An icy move – iOS game ideas from a day of hauling boxes in the snow
Thursday, December 23, 2010 at 1:08AM Something of a shorter post than normal this week for #idevblogaday: we’ve been moving house. Much gratitude to those in the 36peas team who happen to reside in the same country as both our old and new house, and have spent the last 14 hours hauling boxes and furniture back and forth in the snow and ice.
The day’s events prompted a number a thoughts for game development ideas, most of which are quite well suited to iOS. Instead of staying up several hours longer than I’d like and writing up one of the general game design posts we’ve been working on, or finishing the 2010 gaming retrospective we’ll likely post next week, I thought I’d spend a smaller amount of time expanding on the ideas below.
Balance: removing the normal visual cues
Park a truck on slope sideways, with an exit on to a level path. Then get inside said truck and bend to pick something up – all of a sudden you realize that a lot of what you rely for balance and stability has gone and it’s actually quite disconcerting.
Taking this idea, it’s pretty easy to extend it to an accelerometer-based game that involved some abstracted form of “balance” in the game world. Progress the game by making the player dependent upon visual cues and then – bit by bit – removing them.
Logistics: right resource, right place
Take 4 people, 4 vehicles, 2 primary locations and several secondary locations and then try getting things in the right place at the right time. When the respective skills and properties of those people, vehicles and locations are varied (and in some cases absolute) things get mighty tricky.
This is an idea needing a context / world design – but anyone who’s ever considered game design has plenty of those. Apply one to the other for puzzling or real-time management fun.
Environment cycle: the massive effects of night and day
Doing things in the dark has its problems, doing them in the dark when the temperature drops another ten degrees below zero between day and night is another thing entirely. The knock-on consequences of several cycles are interesting too – a snowy hill is drivable one day, but unusable the next because it that snow was compacted and is now sheet ice.
Degrading performance: hampering expected ability causes frequent re-planning
Locomotive movement, respiratory function and agility are generally predictable for any human being. But when the environment they’re operating in affects those things significantly they’re forced to frequently re-assess their ability and re-plan their actions.

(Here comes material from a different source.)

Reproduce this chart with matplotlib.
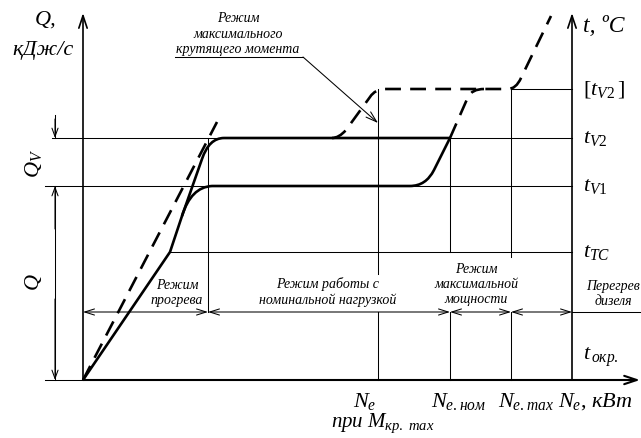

The obvious game mechanic here is in gradually degrading the abilities of the player, forcing them to perform faultlessly or otherwise find alternative methods.
Displacement and misplacement: confusion and exploration
When you’re familiar with how your objects are connected to your environment (physically and functionally) it becomes very difficult to answer normally-trivial internal queries (where is this, what do I need to do that).
This is likely best applied as a specific element of a wider game – one in which the player becomes familiar with their tools and their abstracted connection to the game world. Changing that environment around them (i.e. not giving them a new environment, but one that provides the same function in a one-home-for-another like way) presents them with challenges they wouldn’t have expected and likely aren’t well prepared for.
Space is premium: confinement drives perfection
The main criteria for selecting our new home were all about space – specifically the size and space within each room. Already (and we’ve not fully lived here yet) we can see the massive (beneficial) change there is in doing very simple things – like moving in and out of rooms.
Have a player perfect something, then make them do it again with less “space” – two examples spring to mind here: PacMan and the usefulness of many entry/exit tunnels and what happens if you take them away, and; Osmos and the affects of a more confined (or densely packed) play area.